> **MATERIAL FOR THE TASK**:
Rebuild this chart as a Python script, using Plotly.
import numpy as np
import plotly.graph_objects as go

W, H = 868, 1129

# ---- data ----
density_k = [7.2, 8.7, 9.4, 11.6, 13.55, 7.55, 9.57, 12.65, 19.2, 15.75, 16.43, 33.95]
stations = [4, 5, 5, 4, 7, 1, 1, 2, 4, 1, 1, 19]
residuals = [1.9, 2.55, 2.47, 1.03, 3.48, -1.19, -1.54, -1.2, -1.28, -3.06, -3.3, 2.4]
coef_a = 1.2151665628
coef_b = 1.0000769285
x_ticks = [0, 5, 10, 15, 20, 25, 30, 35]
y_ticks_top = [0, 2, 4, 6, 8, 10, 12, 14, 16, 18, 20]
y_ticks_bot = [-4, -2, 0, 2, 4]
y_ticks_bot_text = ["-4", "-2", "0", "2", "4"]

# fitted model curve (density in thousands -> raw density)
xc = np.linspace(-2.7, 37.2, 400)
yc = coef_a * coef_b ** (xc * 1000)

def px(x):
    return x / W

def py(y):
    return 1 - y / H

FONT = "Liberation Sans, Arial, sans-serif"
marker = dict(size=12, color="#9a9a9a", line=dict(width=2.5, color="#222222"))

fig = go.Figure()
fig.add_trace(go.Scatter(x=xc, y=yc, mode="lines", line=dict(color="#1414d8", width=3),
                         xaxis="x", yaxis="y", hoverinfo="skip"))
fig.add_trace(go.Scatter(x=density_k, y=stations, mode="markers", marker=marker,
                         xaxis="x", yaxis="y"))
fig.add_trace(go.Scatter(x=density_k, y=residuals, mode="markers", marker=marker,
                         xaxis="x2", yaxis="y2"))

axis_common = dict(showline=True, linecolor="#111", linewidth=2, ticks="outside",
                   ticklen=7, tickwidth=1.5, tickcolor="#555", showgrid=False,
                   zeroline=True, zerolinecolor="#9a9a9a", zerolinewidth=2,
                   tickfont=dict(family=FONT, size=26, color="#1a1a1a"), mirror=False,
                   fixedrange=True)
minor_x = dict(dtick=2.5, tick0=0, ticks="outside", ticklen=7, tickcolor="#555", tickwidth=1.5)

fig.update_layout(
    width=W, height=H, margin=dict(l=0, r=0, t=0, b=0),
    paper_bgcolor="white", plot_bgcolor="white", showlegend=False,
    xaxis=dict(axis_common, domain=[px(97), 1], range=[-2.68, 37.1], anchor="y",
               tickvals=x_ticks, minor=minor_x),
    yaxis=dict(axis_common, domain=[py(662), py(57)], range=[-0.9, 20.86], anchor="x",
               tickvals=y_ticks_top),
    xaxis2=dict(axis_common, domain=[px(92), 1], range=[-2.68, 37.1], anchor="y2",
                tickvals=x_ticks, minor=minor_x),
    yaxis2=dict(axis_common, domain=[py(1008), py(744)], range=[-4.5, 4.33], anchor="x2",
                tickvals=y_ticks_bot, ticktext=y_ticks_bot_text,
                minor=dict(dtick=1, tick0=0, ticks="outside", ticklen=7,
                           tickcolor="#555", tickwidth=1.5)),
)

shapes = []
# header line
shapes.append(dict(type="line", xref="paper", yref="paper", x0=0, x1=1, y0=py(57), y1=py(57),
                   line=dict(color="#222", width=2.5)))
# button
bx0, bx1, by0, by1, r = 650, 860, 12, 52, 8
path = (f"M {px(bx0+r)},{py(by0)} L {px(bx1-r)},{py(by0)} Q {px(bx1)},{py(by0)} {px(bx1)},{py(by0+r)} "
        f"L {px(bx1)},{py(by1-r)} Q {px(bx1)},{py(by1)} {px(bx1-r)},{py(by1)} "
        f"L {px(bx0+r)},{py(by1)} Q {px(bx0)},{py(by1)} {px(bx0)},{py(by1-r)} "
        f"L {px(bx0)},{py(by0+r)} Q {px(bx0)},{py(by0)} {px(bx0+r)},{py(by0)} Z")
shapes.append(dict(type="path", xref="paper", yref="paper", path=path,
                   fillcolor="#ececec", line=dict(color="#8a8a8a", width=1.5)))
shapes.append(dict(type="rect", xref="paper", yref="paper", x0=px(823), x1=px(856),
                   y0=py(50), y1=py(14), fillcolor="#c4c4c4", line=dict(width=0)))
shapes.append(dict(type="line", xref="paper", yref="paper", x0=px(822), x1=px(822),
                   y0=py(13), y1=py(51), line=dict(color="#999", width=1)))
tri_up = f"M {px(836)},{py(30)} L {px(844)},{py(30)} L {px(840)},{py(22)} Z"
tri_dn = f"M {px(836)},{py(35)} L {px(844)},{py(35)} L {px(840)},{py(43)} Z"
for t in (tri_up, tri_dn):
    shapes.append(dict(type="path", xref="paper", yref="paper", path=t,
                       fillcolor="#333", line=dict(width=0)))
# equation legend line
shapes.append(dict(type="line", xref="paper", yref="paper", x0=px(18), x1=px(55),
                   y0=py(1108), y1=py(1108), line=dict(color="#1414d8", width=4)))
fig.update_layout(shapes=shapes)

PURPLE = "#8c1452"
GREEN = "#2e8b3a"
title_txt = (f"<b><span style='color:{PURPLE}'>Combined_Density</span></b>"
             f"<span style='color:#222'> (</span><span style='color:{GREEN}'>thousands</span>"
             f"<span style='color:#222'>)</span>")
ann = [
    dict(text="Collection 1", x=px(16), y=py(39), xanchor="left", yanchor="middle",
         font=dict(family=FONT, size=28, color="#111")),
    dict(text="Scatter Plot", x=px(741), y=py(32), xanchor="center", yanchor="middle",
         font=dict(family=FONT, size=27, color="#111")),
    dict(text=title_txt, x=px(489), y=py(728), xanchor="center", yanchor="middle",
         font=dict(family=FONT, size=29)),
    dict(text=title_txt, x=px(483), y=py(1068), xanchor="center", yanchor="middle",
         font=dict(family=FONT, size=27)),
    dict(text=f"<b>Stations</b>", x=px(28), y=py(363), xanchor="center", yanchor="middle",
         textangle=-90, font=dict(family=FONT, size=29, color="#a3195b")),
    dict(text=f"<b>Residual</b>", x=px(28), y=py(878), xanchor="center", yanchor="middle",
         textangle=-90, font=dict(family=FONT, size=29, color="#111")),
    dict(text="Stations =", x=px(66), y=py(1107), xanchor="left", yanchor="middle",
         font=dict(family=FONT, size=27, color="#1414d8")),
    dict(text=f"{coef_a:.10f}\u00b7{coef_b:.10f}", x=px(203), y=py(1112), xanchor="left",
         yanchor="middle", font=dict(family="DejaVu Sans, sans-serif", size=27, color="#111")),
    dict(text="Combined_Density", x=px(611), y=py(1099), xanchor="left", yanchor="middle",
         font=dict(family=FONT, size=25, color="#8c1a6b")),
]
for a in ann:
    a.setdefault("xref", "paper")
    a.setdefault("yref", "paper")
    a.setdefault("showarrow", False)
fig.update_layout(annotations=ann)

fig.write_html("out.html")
==
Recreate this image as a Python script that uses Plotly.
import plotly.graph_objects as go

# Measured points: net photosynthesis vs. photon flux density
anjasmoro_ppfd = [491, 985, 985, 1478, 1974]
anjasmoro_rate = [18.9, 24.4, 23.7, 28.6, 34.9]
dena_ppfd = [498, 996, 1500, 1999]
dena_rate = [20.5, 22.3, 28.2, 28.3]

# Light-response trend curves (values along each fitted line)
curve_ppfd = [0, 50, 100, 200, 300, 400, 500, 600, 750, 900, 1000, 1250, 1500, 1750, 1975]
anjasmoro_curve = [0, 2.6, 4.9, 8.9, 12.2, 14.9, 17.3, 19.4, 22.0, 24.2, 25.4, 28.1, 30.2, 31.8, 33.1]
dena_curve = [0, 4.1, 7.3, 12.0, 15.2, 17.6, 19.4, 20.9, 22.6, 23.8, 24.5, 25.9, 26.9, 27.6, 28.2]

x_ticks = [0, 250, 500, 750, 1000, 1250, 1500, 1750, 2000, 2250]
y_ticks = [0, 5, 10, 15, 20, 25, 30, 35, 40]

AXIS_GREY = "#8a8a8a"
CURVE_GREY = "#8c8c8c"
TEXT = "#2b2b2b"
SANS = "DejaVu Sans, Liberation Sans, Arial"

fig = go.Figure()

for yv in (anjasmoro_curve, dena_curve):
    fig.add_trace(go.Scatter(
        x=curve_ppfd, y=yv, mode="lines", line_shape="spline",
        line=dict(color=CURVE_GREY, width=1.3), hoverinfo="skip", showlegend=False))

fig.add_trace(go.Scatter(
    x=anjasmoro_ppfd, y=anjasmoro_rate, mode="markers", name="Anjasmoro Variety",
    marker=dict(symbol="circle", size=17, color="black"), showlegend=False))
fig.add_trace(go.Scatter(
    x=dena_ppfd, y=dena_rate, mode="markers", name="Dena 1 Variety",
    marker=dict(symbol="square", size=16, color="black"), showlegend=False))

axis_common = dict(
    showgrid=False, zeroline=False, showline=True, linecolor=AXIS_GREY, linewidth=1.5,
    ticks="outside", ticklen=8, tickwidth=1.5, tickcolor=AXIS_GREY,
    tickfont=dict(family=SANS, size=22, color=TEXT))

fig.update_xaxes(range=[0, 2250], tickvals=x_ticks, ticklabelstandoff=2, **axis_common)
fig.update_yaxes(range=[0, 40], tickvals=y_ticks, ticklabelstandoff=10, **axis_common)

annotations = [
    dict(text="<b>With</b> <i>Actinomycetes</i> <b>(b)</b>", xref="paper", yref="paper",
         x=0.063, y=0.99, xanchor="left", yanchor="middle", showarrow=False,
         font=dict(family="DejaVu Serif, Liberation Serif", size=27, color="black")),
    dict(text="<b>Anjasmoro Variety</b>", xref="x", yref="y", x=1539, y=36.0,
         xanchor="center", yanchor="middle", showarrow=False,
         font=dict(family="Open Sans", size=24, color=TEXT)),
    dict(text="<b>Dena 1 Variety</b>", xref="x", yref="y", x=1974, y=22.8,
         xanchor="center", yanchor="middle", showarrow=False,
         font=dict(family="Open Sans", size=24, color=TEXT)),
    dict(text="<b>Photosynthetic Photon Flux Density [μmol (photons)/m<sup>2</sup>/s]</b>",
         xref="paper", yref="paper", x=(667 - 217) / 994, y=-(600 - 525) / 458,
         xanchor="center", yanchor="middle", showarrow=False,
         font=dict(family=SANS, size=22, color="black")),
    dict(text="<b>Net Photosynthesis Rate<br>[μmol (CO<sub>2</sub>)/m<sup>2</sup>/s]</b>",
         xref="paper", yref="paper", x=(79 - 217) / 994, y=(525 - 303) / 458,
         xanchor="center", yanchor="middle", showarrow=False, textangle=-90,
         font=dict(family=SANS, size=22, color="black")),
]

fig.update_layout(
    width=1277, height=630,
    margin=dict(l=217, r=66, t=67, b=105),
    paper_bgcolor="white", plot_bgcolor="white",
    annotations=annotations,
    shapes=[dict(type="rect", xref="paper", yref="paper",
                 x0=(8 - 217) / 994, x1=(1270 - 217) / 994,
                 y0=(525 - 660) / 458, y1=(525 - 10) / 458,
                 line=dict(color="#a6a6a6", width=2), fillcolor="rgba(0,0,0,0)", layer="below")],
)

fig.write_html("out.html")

> **SET TASK**: In the listing above, locate the line containing "Recreate this image" and the line containing "tickvals=y_ticks, ticklabelstandoff=10, **axis_common)". Extract those two lines and every line between them, exactly as written, and only those.

> **SOLUTION TO THIS EXERCISE**:
Recreate this image as a Python script that uses Plotly.
import plotly.graph_objects as go

# Measured points: net photosynthesis vs. photon flux density
anjasmoro_ppfd = [491, 985, 985, 1478, 1974]
anjasmoro_rate = [18.9, 24.4, 23.7, 28.6, 34.9]
dena_ppfd = [498, 996, 1500, 1999]
dena_rate = [20.5, 22.3, 28.2, 28.3]

# Light-response trend curves (values along each fitted line)
curve_ppfd = [0, 50, 100, 200, 300, 400, 500, 600, 750, 900, 1000, 1250, 1500, 1750, 1975]
anjasmoro_curve = [0, 2.6, 4.9, 8.9, 12.2, 14.9, 17.3, 19.4, 22.0, 24.2, 25.4, 28.1, 30.2, 31.8, 33.1]
dena_curve = [0, 4.1, 7.3, 12.0, 15.2, 17.6, 19.4, 20.9, 22.6, 23.8, 24.5, 25.9, 26.9, 27.6, 28.2]

x_ticks = [0, 250, 500, 750, 1000, 1250, 1500, 1750, 2000, 2250]
y_ticks = [0, 5, 10, 15, 20, 25, 30, 35, 40]

AXIS_GREY = "#8a8a8a"
CURVE_GREY = "#8c8c8c"
TEXT = "#2b2b2b"
SANS = "DejaVu Sans, Liberation Sans, Arial"

fig = go.Figure()

for yv in (anjasmoro_curve, dena_curve):
    fig.add_trace(go.Scatter(
        x=curve_ppfd, y=yv, mode="lines", line_shape="spline",
        line=dict(color=CURVE_GREY, width=1.3), hoverinfo="skip", showlegend=False))

fig.add_trace(go.Scatter(
    x=anjasmoro_ppfd, y=anjasmoro_rate, mode="markers", name="Anjasmoro Variety",
    marker=dict(symbol="circle", size=17, color="black"), showlegend=False))
fig.add_trace(go.Scatter(
    x=dena_ppfd, y=dena_rate, mode="markers", name="Dena 1 Variety",
    marker=dict(symbol="square", size=16, color="black"), showlegend=False))

axis_common = dict(
    showgrid=False, zeroline=False, showline=True, linecolor=AXIS_GREY, linewidth=1.5,
    ticks="outside", ticklen=8, tickwidth=1.5, tickcolor=AXIS_GREY,
    tickfont=dict(family=SANS, size=22, color=TEXT))

fig.update_xaxes(range=[0, 2250], tickvals=x_ticks, ticklabelstandoff=2, **axis_common)
fig.update_yaxes(range=[0, 40], tickvals=y_ticks, ticklabelstandoff=10, **axis_common)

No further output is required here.